GIVEN REQUEST:
Copy each line below exactly and leave the pictures out.

PROVIDED DATA:
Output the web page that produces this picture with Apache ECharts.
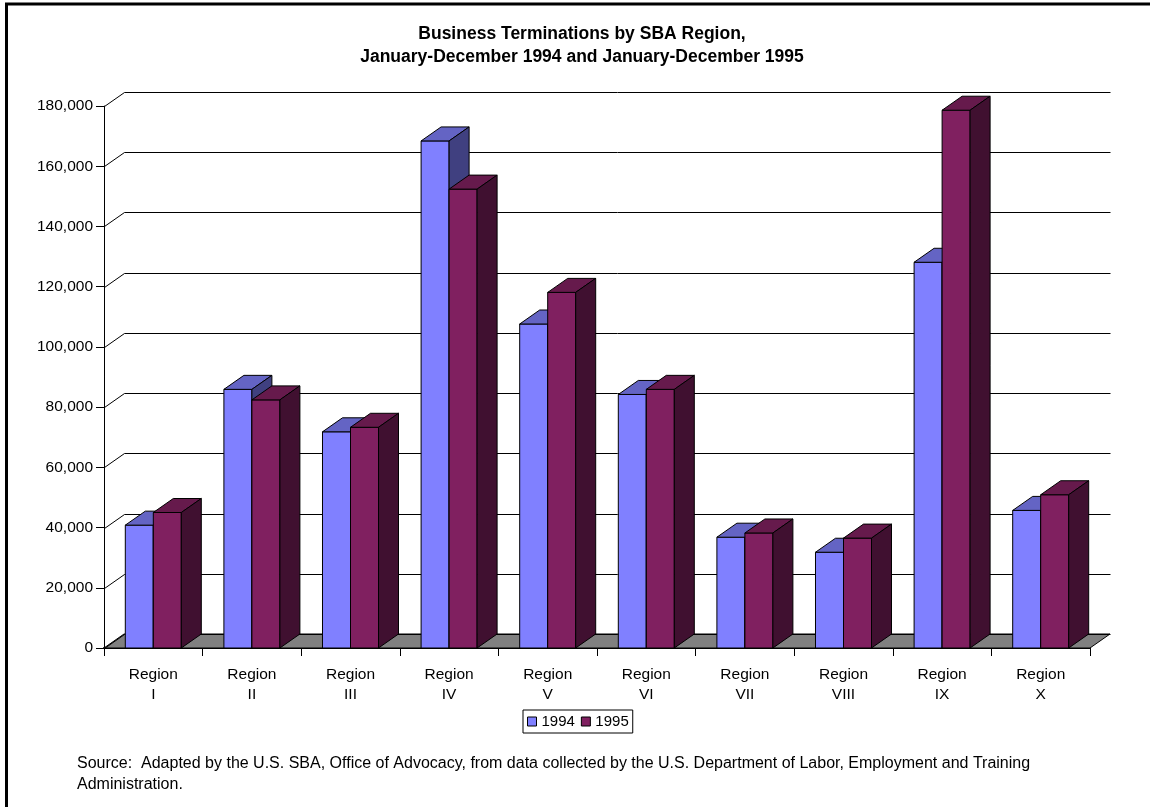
<!DOCTYPE html>
<html>
<head>
<meta charset="utf-8">
<script src="https://cdn.jsdelivr.net/npm/echarts@6/dist/echarts.min.js"></script>
<style>
html,body{margin:0;padding:0;background:#fff;}
#chart{width:1150px;height:807px;}
</style>
</head>
<body>
<div id="chart"></div>
<script>
const categories = ['Region\nI','Region\nII','Region\nIII','Region\nIV','Region\nV','Region\nVI','Region\nVII','Region\nVIII','Region\nIX','Region\nX'];
const values1994 = [40800, 85900, 71800, 168400, 107600, 84200, 36800, 31800, 128100, 45700];
const values1995 = [45000, 82400, 73300, 152400, 118100, 85900, 38200, 36500, 178600, 50900];
const yTicks = [0, 20000, 40000, 60000, 80000, 100000, 120000, 140000, 160000, 180000];
const seriesNames = ['1994', '1995'];
const titleLines = ['Business Terminations by SBA Region,', 'January-December 1994 and January-December 1995'];
const sourceLines = ['Source:  Adapted by the U.S. SBA, Office of Advocacy, from data collected by the U.S. Department of Labor, Employment and Training', 'Administration.'];

const FONT = "'Liberation Sans', Arial, sans-serif";
const DX = 20, DY = 14, BAR_FRAC = 0.284;
const palette = [
  {front: '#8080FF', top: '#6464C4', side: '#404080'},
  {front: '#802060', top: '#661A4C', side: '#401030'}
];

function barRender(sIdx) {
  const c = palette[sIdx];
  return function (params, api) {
    const ci = api.value(0), v = api.value(1);
    const top = api.coord([ci, v]);
    const base = api.coord([ci, 0]);
    const band = api.size([1, 0])[0];
    const w = band * BAR_FRAC;
    const x0 = top[0] - w + sIdx * w, x1 = x0 + w;
    const yt = top[1], yb = base[1];
    return {
      type: 'group',
      children: [
        {type: 'polygon', shape: {points: [[x0, yt], [x1, yt], [x1, yb], [x0, yb]]}, style: {fill: c.front, stroke: '#000', lineWidth: 1}},
        {type: 'polygon', shape: {points: [[x0, yt], [x0 + DX, yt - DY], [x1 + DX, yt - DY], [x1, yt]]}, style: {fill: c.top, stroke: '#000', lineWidth: 1}},
        {type: 'polygon', shape: {points: [[x1, yt], [x1 + DX, yt - DY], [x1 + DX, yb - DY], [x1, yb]]}, style: {fill: c.side, stroke: '#000', lineWidth: 1}}
      ]
    };
  };
}

function wallRender(params, api) {
  const v = api.value(1);
  const band = api.size([1, 0])[0];
  const p0 = api.coord([0, v]);
  const pN = api.coord([categories.length - 1, v]);
  const xl = Math.round(p0[0] - band / 2) + 0.5;
  const xr = Math.round(pN[0] + band / 2) + 0.5;
  const y = Math.round(p0[1]) + 0.5;
  return {
    type: 'polyline',
    shape: {points: [[xl, y], [xl + DX, y - DY], [xr + DX, y - DY]]},
    style: {stroke: '#000', lineWidth: 1, fill: null}
  };
}

function floorRender(params, api) {
  const band = api.size([1, 0])[0];
  const p0 = api.coord([0, 0]);
  const pN = api.coord([categories.length - 1, 0]);
  const xl = p0[0] - band / 2, xr = pN[0] + band / 2, y = p0[1];
  return {
    type: 'polygon',
    shape: {points: [[xl, y], [xl + DX, y - DY], [xr + DX, y - DY], [xr, y]]},
    style: {fill: '#808080', stroke: '#000', lineWidth: 1}
  };
}

const chart = echarts.init(document.getElementById('chart'), null, {renderer: 'canvas'});
chart.setOption({
  animation: false,
  backgroundColor: '#fff',
  textStyle: {fontFamily: FONT},
  grid: {left: 104, right: 60, top: 106, bottom: 159, containLabel: false},
  legend: {
    data: [
      {name: seriesNames[0], itemStyle: {color: palette[0].front, borderColor: '#000', borderWidth: 1}},
      {name: seriesNames[1], itemStyle: {color: palette[1].front, borderColor: '#000', borderWidth: 1}}
    ],
    left: 523, top: 710,
    icon: 'rect', itemWidth: 9, itemHeight: 9, itemGap: 6,
    padding: [4, 4, 4, 4],
    borderColor: '#000', borderWidth: 1, backgroundColor: '#fff',
    textStyle: {fontFamily: FONT, fontSize: 15, color: '#000'},
    selectedMode: false
  },
  xAxis: {
    type: 'category',
    data: categories,
    boundaryGap: true,
    axisLine: {lineStyle: {color: '#000', width: 2}},
    axisTick: {show: true, length: 8, alignWithLabel: false, lineStyle: {color: '#000', width: 1}},
    axisLabel: {interval: 0, fontFamily: FONT, fontSize: 15.5, lineHeight: 20, margin: 17, color: '#000'},
    splitLine: {show: false}
  },
  yAxis: {
    type: 'value',
    min: 0, max: 180000, interval: 20000,
    axisLine: {show: true, lineStyle: {color: '#000', width: 1}},
    axisTick: {show: true, length: 8, lineStyle: {color: '#000', width: 1}},
    axisLabel: {fontFamily: FONT, fontSize: 15.5, margin: 11, color: '#000',
      formatter: function (v) { return v.toLocaleString('en-US'); }},
    splitLine: {show: false}
  },
  graphic: [
    {type: 'rect', z: -10, shape: {x: 6.5, y: 4, width: 1200, height: 900}, style: {fill: null, stroke: '#000', lineWidth: 3}},
    {type: 'text', x: 582, y: 34, style: {text: titleLines[0], font: "bold 17.5px " + FONT, fill: '#000', textAlign: 'center', textVerticalAlign: 'middle'}},
    {type: 'text', x: 582, y: 57.5, style: {text: titleLines[1], font: "bold 17.5px " + FONT, fill: '#000', textAlign: 'center', textVerticalAlign: 'middle'}},
    {type: 'text', x: 77, y: 764, style: {text: sourceLines[0], font: "16px " + FONT, fill: '#000', textAlign: 'left', textVerticalAlign: 'middle'}},
    {type: 'text', x: 77, y: 785, style: {text: sourceLines[1], font: "16px " + FONT, fill: '#000', textAlign: 'left', textVerticalAlign: 'middle'}}
  ],
  series: [
    {type: 'custom', name: 'floor', renderItem: floorRender, data: [[0, 0]], encode: {x: 0, y: 1}, silent: true, z: 1},
    {type: 'custom', name: 'wall', renderItem: wallRender, data: yTicks.map(v => [0, v]), encode: {x: 0, y: 1}, silent: true, z: 1},
    {type: 'custom', name: seriesNames[0], renderItem: barRender(0), data: values1994.map((v, i) => [i, v]), encode: {x: 0, y: 1},
      itemStyle: {color: palette[0].front, borderColor: '#000', borderWidth: 1}, z: 3},
    {type: 'custom', name: seriesNames[1], renderItem: barRender(1), data: values1995.map((v, i) => [i, v]), encode: {x: 0, y: 1},
      itemStyle: {color: palette[1].front, borderColor: '#000', borderWidth: 1}, z: 3}
  ]
});
</script>
</body>
</html>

FINAL RESULT:
Output the web page that produces this picture with Apache ECharts.
<!DOCTYPE html>
<html>
<head>
<meta charset="utf-8">
<script src="https://cdn.jsdelivr.net/npm/echarts@6/dist/echarts.min.js"></script>
<style>
html,body{margin:0;padding:0;background:#fff;}
#chart{width:1150px;height:807px;}
</style>
</head>
<body>
<div id="chart"></div>
<script>
const categories = ['Region\nI','Region\nII','Region\nIII','Region\nIV','Region\nV','Region\nVI','Region\nVII','Region\nVIII','Region\nIX','Region\nX'];
const values1994 = [40800, 85900, 71800, 168400, 107600, 84200, 36800, 31800, 128100, 45700];
const values1995 = [45000, 82400, 73300, 152400, 118100, 85900, 38200, 36500, 178600, 50900];
const yTicks = [0, 20000, 40000, 60000, 80000, 100000, 120000, 140000, 160000, 180000];
const seriesNames = ['1994', '1995'];
const titleLines = ['Business Terminations by SBA Region,', 'January-December 1994 and January-December 1995'];
const sourceLines = ['Source:  Adapted by the U.S. SBA, Office of Advocacy, from data collected by the U.S. Department of Labor, Employment and Training', 'Administration.'];

const FONT = "'Liberation Sans', Arial, sans-serif";
const DX = 20, DY = 14, BAR_FRAC = 0.284;
const palette = [
  {front: '#8080FF', top: '#6464C4', side: '#404080'},
  {front: '#802060', top: '#661A4C', side: '#401030'}
];

function barRender(sIdx) {
  const c = palette[sIdx];
  return function (params, api) {
    const ci = api.value(0), v = api.value(1);
    const top = api.coord([ci, v]);
    const base = api.coord([ci, 0]);
    const band = api.size([1, 0])[0];
    const w = band * BAR_FRAC;
    const x0 = top[0] - w + sIdx * w, x1 = x0 + w;
    const yt = top[1], yb = base[1];
    return {
      type: 'group',
      children: [
        {type: 'polygon', shape: {points: [[x0, yt], [x1, yt], [x1, yb], [x0, yb]]}, style: {fill: c.front, stroke: '#000', lineWidth: 1}},
        {type: 'polygon', shape: {points: [[x0, yt], [x0 + DX, yt - DY], [x1 + DX, yt - DY], [x1, yt]]}, style: {fill: c.top, stroke: '#000', lineWidth: 1}},
        {type: 'polygon', shape: {points: [[x1, yt], [x1 + DX, yt - DY], [x1 + DX, yb - DY], [x1, yb]]}, style: {fill: c.side, stroke: '#000', lineWidth: 1}}
      ]
    };
  };
}

function wallRender(params, api) {
  const v = api.value(1);
  const band = api.size([1, 0])[0];
  const p0 = api.coord([0, v]);
  const pN = api.coord([categories.length - 1, v]);
  const xl = Math.round(p0[0] - band / 2) + 0.5;
  const xr = Math.round(pN[0] + band / 2) + 0.5;
  const y = Math.round(p0[1]) + 0.5;
  return {
    type: 'polyline',
    shape: {points: [[xl, y], [xl + DX, y - DY], [xr + DX, y - DY]]},
    style: {stroke: '#000', lineWidth: 1, fill: null}
  };
}

function floorRender(params, api) {
  const band = api.size([1, 0])[0];
  const p0 = api.coord([0, 0]);
  const pN = api.coord([categories.length - 1, 0]);
  const xl = p0[0] - band / 2, xr = pN[0] + band / 2, y = p0[1];
  return {
    type: 'polygon',
    shape: {points: [[xl, y], [xl + DX, y - DY], [xr + DX, y - DY], [xr, y]]},
    style: {fill: '#808080', stroke: '#000', lineWidth: 1}
  };
}

const chart = echarts.init(document.getElementById('chart'), null, {renderer: 'canvas'});
chart.setOption({
  animation: false,
  backgroundColor: '#fff',
  textStyle: {fontFamily: FONT},
  grid: {left: 104, right: 60, top: 106, bottom: 159, containLabel: false},
  legend: {
    data: [
      {name: seriesNames[0], itemStyle: {color: palette[0].front, borderColor: '#000', borderWidth: 1}},
      {name: seriesNames[1], itemStyle: {color: palette[1].front, borderColor: '#000', borderWidth: 1}}
    ],
    left: 523, top: 710,
    icon: 'rect', itemWidth: 9, itemHeight: 9, itemGap: 6,
    padding: [4, 4, 4, 4],
    borderColor: '#000', borderWidth: 1, backgroundColor: '#fff',
    textStyle: {fontFamily: FONT, fontSize: 15, color: '#000'},
    selectedMode: false
  },
  xAxis: {
    type: 'category',
    data: categories,
    boundaryGap: true,
    axisLine: {lineStyle: {color: '#000', width: 2}},
    axisTick: {show: true, length: 8, alignWithLabel: false, lineStyle: {color: '#000', width: 1}},
    axisLabel: {interval: 0, fontFamily: FONT, fontSize: 15.5, lineHeight: 20, margin: 17, color: '#000'},
    splitLine: {show: false}
  },
  yAxis: {
    type: 'value',
    min: 0, max: 180000, interval: 20000,
    axisLine: {show: true, lineStyle: {color: '#000', width: 1}},
    axisTick: {show: true, length: 8, lineStyle: {color: '#000', width: 1}},
    axisLabel: {fontFamily: FONT, fontSize: 15.5, margin: 11, color: '#000',
      formatter: function (v) { return v.toLocaleString('en-US'); }},
    splitLine: {show: false}
  },
  graphic: [
    {type: 'rect', z: -10, shape: {x: 6.5, y: 4, width: 1200, height: 900}, style: {fill: null, stroke: '#000', lineWidth: 3}},
    {type: 'text', x: 582, y: 34, style: {text: titleLines[0], font: "bold 17.5px " + FONT, fill: '#000', textAlign: 'center', textVerticalAlign: 'middle'}},
    {type: 'text', x: 582, y: 57.5, style: {text: titleLines[1], font: "bold 17.5px " + FONT, fill: '#000', textAlign: 'center', textVerticalAlign: 'middle'}},
    {type: 'text', x: 77, y: 764, style: {text: sourceLines[0], font: "16px " + FONT, fill: '#000', textAlign: 'left', textVerticalAlign: 'middle'}},
    {type: 'text', x: 77, y: 785, style: {text: sourceLines[1], font: "16px " + FONT, fill: '#000', textAlign: 'left', textVerticalAlign: 'middle'}}
  ],
  series: [
    {type: 'custom', name: 'floor', renderItem: floorRender, data: [[0, 0]], encode: {x: 0, y: 1}, silent: true, z: 1},
    {type: 'custom', name: 'wall', renderItem: wallRender, data: yTicks.map(v => [0, v]), encode: {x: 0, y: 1}, silent: true, z: 1},
    {type: 'custom', name: seriesNames[0], renderItem: barRender(0), data: values1994.map((v, i) => [i, v]), encode: {x: 0, y: 1},
      itemStyle: {color: palette[0].front, borderColor: '#000', borderWidth: 1}, z: 3},
    {type: 'custom', name: seriesNames[1], renderItem: barRender(1), data: values1995.map((v, i) => [i, v]), encode: {x: 0, y: 1},
      itemStyle: {color: palette[1].front, borderColor: '#000', borderWidth: 1}, z: 3}
  ]
});
</script>
</body>
</html>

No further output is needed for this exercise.